Friday, November 4, 2009
First Friday
The Sorrowful Mysteries
Isaiah 29:17-24
Psalm 27:1, 4, 13-14
Matthew 9:27-31
Jesus heals the blind every day. Jesus heals the blind heart that refuses to see what it does to others. He opens the eyes of those who cannot see their brothers and sisters in the people who surround them.
We are all blind in one way or another. We are all lost and lame and hurting. Jesus is there, if we call on Him and believe in Him to heal us. He will help us to be well physically. But more importantly, He will teach us to love, generously, overwhelmingly, powerfully. Jesus loves us from blindness to blinding sight and then He love us into action.
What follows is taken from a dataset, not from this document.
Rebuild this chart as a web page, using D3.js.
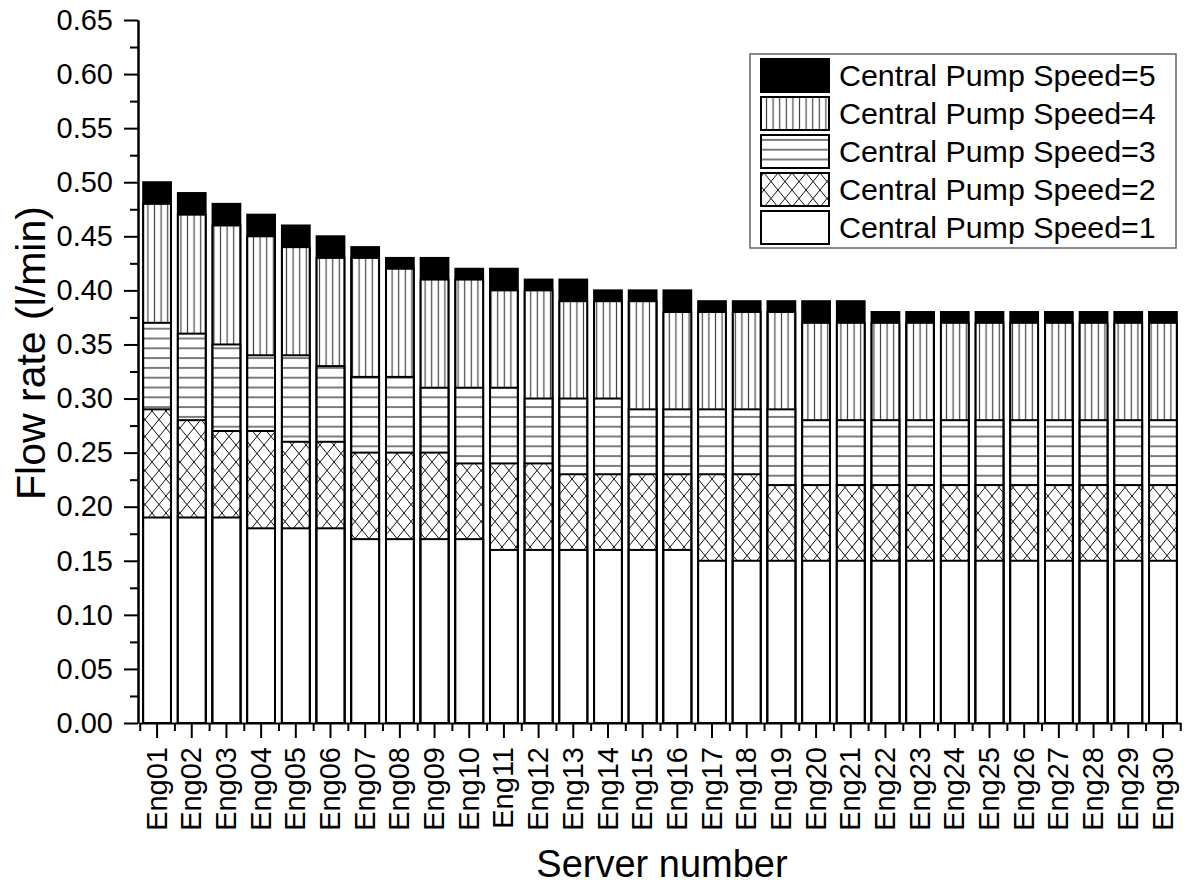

But there is a catch: He does so only if we believe in Him and believe that He will do so. He is such a loving Lord that He won’t heal us unless we allow our free wills to let Him into our lives. We must believe in Him unquestioningly and completely, trusting all that we have and all that we are to Him. And it is part of our blindness that we can't see the goodness of what He has in store for us.
In Friday’s gospel Jesus gives sight to two blind men. After His death and resurrection He reveals Himself to the disciples on the road to Emmaus as well as in many other instances. Saul, soon to become Paul, is made blind and then Jesus gives his sight back to him and he sees the Truth clearly. For some of us, we are made to see, only to become blind once more to be healed by His amazing grace once again.
How does this happen? Through prayer, reconciliation, penance, and more prayer. So in this advent season, let us pray for sight that we may see and greet His coming, as Christ the Risen Lord, and as Christ the new-born babe.